By Order Of The President

Despite being one of the most prolific and successful military fiction writers, it’s taken me a very long time to read W. E. B. Griffin. I started with By Order of the President. And well, I sure hope the rest of his books aren’t like it. The story of the search for a stolen Boeing 727 and the sinister plot behind it, it doesn’t exactly fly through the skies gracefully.
Although to be fair it does seem like the wrong genre for its author’s writing style. Viewed one way, it’s just a stylistic misfit. All the detail, the flashbacks to the past, and the grounded way of writing all feel much more fit for historical fiction (which most of Griffin’s famous work is) than a contemporary thriller (which this is). As for the parade of meetings and travel that makes up nearly all of the book, it arguably fits into the “too realistic for its own good” category. At the very least, it’s an orange read by someone who prefers apples. But I could all this the benefit of the doubt…
…If the main character was someone other than a half rich German, half rich Texan (Griffin famously said outright that “rich people are more interesting than poor people”) super-agent who hit my suspension of disbelief hard. Or if the story, regardless of realism or style, was better paced. As it stands, it just clunks along and then rushes when it’s near its conclusion.

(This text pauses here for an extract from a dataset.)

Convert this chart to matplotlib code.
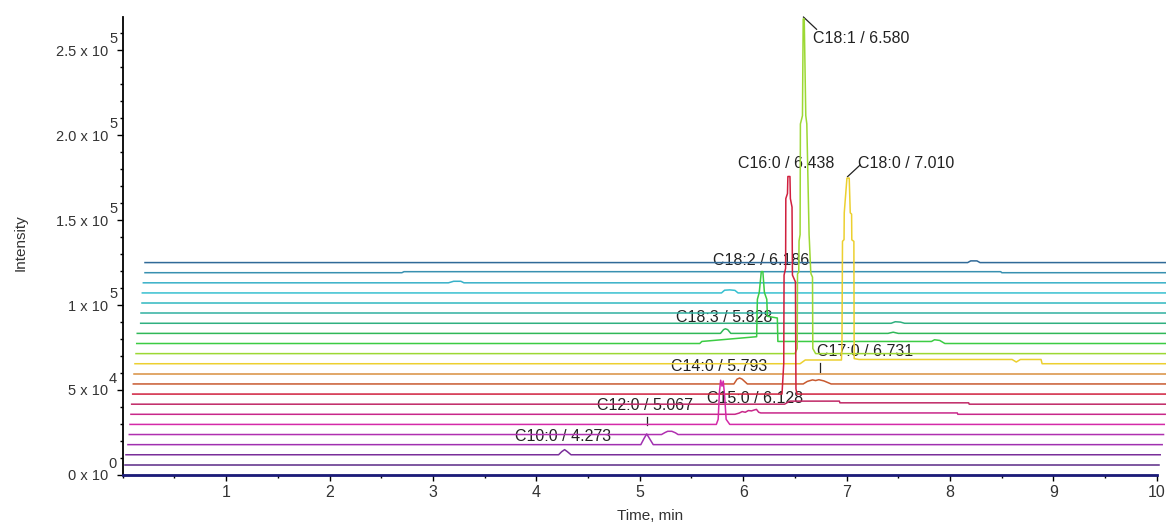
import numpy as np
import matplotlib.pyplot as plt
from matplotlib.ticker import MultipleLocator

plt.rcParams['font.family'] = ['Liberation Sans', 'DejaVu Sans']

###############################################################################
# Stacked chromatogram traces (bottom = 0 ... top = 21)
trace_offset = 5950          # intensity step between stacked traces
trace_start = [0.000, 0.022, 0.032, 0.051, 0.064, 0.071, 0.080, 0.087, 0.097, 0.103, 0.112,
               0.119, 0.129, 0.136, 0.141, 0.174, 0.174, 0.184, 0.190, 0.200, 0.216, 0.216]
run_length = 10.0            # minutes recorded per trace
trace_colors = ['#1c1c7a', '#5a2a86', '#7a2f9a', '#a030b0', '#b030b0', '#d42aa8',
                '#c8288a', '#c02866', '#d0203e', '#c85a30', '#d89040', '#ecd030',
                '#9cd834', '#3ccc44', '#30b858', '#30b080', '#30b0a0', '#30b8c0',
                '#38c0d0', '#38b0c8', '#3890b0', '#306a98']

###############################################################################
# Peak shapes: times (min) and intensity above the trace baseline
c10_t = [4.215, 4.245, 4.273, 4.300, 4.335]
c10_i = [0, 1800, 3000, 1800, 0]

c12_t = [5.010, 5.040, 5.067, 5.095, 5.130]
c12_i = [0, 3500, 6300, 3500, 0]

bump4_t = [5.210, 5.245, 5.270, 5.310, 5.345, 5.370]
bump4_i = [0, 1200, 1900, 1900, 1000, 0]

c14_t = [5.740, 5.758, 5.770, 5.782, 5.795, 5.807, 5.820, 5.835, 5.870]
c14_i = [0, 3000, 19000, 26000, 22500, 25500, 17000, 3000, 0]

c15_t = [5.920, 5.960, 5.990, 6.020, 6.050, 6.080, 6.110, 6.128, 6.150, 6.170, 8.070, 8.075]
c15_i = [0, 700, 1600, 1200, 2200, 2000, 2600, 2900, 1200, 800, 800, 0]

step7_t = [6.400, 6.450, 6.930, 6.935, 8.180, 8.185]
step7_i = [0, 1800, 1800, 800, 800, 0]

c16_t = [6.375, 6.392, 6.395, 6.410, 6.412, 6.428, 6.432, 6.452, 6.456, 6.472,
         6.476, 6.505, 6.510, 6.520]
c16_i = [0, 18000, 70000, 74000, 115000, 118000, 128000, 128000, 115000, 110000,
         70000, 66000, 3000, 0]

c17_t = [5.910, 5.940, 5.965, 5.990, 6.040, 6.580, 6.620, 6.670, 6.700, 6.731, 6.780, 6.850]
c17_i = [0, 2800, 3500, 2800, 0, 0, 1500, 2400, 2000, 2500, 1800, 0]

c180_t = [6.550, 6.600, 6.950, 6.955, 6.960, 6.975, 6.977, 7.003, 7.025, 7.035, 7.048,
          7.050, 7.070, 7.073, 7.120, 8.600, 8.640, 8.680, 8.880, 8.890]
c180_i = [0, 2200, 2200, 13000, 72000, 73000, 88800, 109200, 109200, 88800, 88000,
          72900, 72000, 3000, 2500, 2500, 1000, 2500, 2500, 0]

c181_t = [6.500, 6.522, 6.525, 6.537, 6.540, 6.550, 6.553, 6.573, 6.580, 6.590, 6.605,
          6.615, 6.637, 6.640, 6.653, 6.656, 6.670, 6.673, 6.700]
c181_i = [0, 3000, 46900, 48000, 66300, 70000, 135100, 140000, 196900, 196900, 140000,
          135100, 70000, 66300, 48000, 46900, 45000, 3000, 0]

c182_t = [5.580, 5.600, 6.130, 6.137, 6.155, 6.175, 6.190, 6.205, 6.228, 6.234, 6.330,
          6.335, 7.820, 7.850, 7.900, 7.930, 7.950]
c182_i = [0, 1200, 4000, 26000, 30000, 42300, 42300, 30000, 26000, 16000, 15000,
          1200, 1200, 2200, 1800, 700, 0]

c183_t = [5.780, 5.810, 5.828, 5.850, 5.880, 7.400, 7.450, 7.500]
c183_i = [0, 2200, 2700, 2200, 0, 0, 700, 0]

bump15_t = [7.430, 7.470, 7.520, 7.560]
bump15_i = [0, 900, 700, 0]

bump18_t = [5.790, 5.820, 5.870, 5.920, 5.950]
bump18_i = [0, 1600, 1800, 1500, 0]

bump19_t = [3.150, 3.200, 3.270, 3.300]
bump19_i = [0, 900, 900, 0]

step20_t = [2.700, 2.720, 8.490, 8.500]
step20_i = [0, 600, 600, 0]

bump21_t = [8.170, 8.200, 8.260, 8.290]
bump21_i = [0, 1000, 1000, 0]

trace_shapes = {2: (c10_t, c10_i), 3: (c12_t, c12_i), 4: (bump4_t, bump4_i),
                5: (c14_t, c14_i), 6: (c15_t, c15_i), 7: (step7_t, step7_i),
                8: (c16_t, c16_i), 9: (c17_t, c17_i), 11: (c180_t, c180_i),
                12: (c181_t, c181_i), 13: (c182_t, c182_i), 14: (c183_t, c183_i),
                15: (bump15_t, bump15_i), 18: (bump18_t, bump18_i),
                19: (bump19_t, bump19_i), 20: (step20_t, step20_i),
                21: (bump21_t, bump21_i)}

###############################################################################
# Peak labels (layout)
label_text = ['C10:0 / 4.273', 'C12:0 / 5.067', 'C14:0 / 5.793', 'C15:0 / 6.128',
              'C16:0 / 6.438', 'C17:0 / 6.731', 'C18:0 / 7.010', 'C18:1 / 6.580',
              'C18:2 / 6.186', 'C18:3 / 5.828']
label_x = [4.258, 5.047, 5.771, 6.111, 6.419, 6.718, 7.106, 6.670, 6.170, 5.814]
label_y = [22530, 41170, 63700, 45120, 183350, 72530, 183350, 256750, 126050, 92760]
label_ha = ['center', 'center', 'center', 'center', 'center', 'left', 'left', 'left',
            'center', 'center']
marker_x = [(5.067, 5.067), (6.745, 6.745), (7.009, 7.131), (6.583, 6.709)]
marker_y = [(29400, 34000), (60600, 65900), (175500, 182400), (269400, 262200)]

ytick_vals = [0, 50000, 100000, 150000, 200000, 250000]
ytick_base = ['0 x 10', '5 x 10', '1 x 10', '1.5 x 10', '2.0 x 10', '2.5 x 10']
ytick_exp = ['0', '4', '5', '5', '5', '5']

###############################################################################
fig = plt.figure(figsize=(11.66, 5.27), dpi=100)
ax = fig.add_axes([0.1052, 0.0987, 0.887, 0.8696])

for k in reversed(range(len(trace_colors))):
    t = [trace_start[k]]
    y = [0]
    if k in trace_shapes:
        t += trace_shapes[k][0]
        y += trace_shapes[k][1]
    t.append(trace_start[k] + run_length)
    y.append(0)
    ax.plot(t, np.array(y) + k * trace_offset, color=trace_colors[k],
            lw=2.0 if k == 0 else 1.1, clip_on=False, zorder=3 + (21 - k) * 0.01)

for txt, x, y, ha in zip(label_text, label_x, label_y, label_ha):
    ax.text(x, y, txt, ha=ha, va='center', fontsize=11.5, color='#222222', zorder=1)
for xs, ys in zip(marker_x, marker_y):
    ax.plot(xs, ys, color='#222222', lw=0.9, zorder=1, clip_on=False)

ax.set_xlim(0, 10)
ax.set_ylim(0, 269600)
ax.set_xticks(range(1, 11))
ax.xaxis.set_minor_locator(MultipleLocator(0.5))
ax.set_yticks(ytick_vals)
ax.set_yticklabels(ytick_base)
ax.yaxis.set_minor_locator(MultipleLocator(10000))
for v, e in zip(ytick_vals, ytick_exp):
    ax.annotate(e, xy=(0, v), xycoords=('axes fraction', 'data'), xytext=(-4.0, 3.2),
                textcoords='offset points', ha='right', va='bottom', fontsize=10.5,
                color='#333333')

ax.tick_params(axis='y', which='major', length=4, width=1, pad=6.5, labelsize=10.5,
               labelcolor='#333333')
ax.tick_params(axis='y', which='minor', length=2.5, width=1)
ax.tick_params(axis='x', which='major', length=4.5, width=1, pad=3, labelsize=11.5,
               labelcolor='#333333')
ax.tick_params(axis='x', which='minor', length=2.5, width=1)

for side in ['top', 'right']:
    ax.spines[side].set_visible(False)
ax.spines['left'].set_linewidth(1.3)
ax.spines['bottom'].set_linewidth(1.0)

ax.set_xlabel('Time, min', fontsize=11, color='#333333')
ax.xaxis.set_label_coords(0.51, -0.074)
ax.set_ylabel('Intensity', fontsize=11, color='#333333')
ax.yaxis.set_label_coords(-0.092, 0.508)

fig.savefig('out.png', dpi=100)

Finally, I got the impression that this was aimed for the people for whom reading about something is interesting in and of itself. The technical descriptions and organizational procedures made it seem that way. It’s either a flaw or another orange compared to my favored apples.
I can still see Griffin’s appeal, and he was successful and famous for a reason. This isn’t something inexplicably popular and published like William W. Johnstone. But I still see him striking out at the first at-bat I noticed.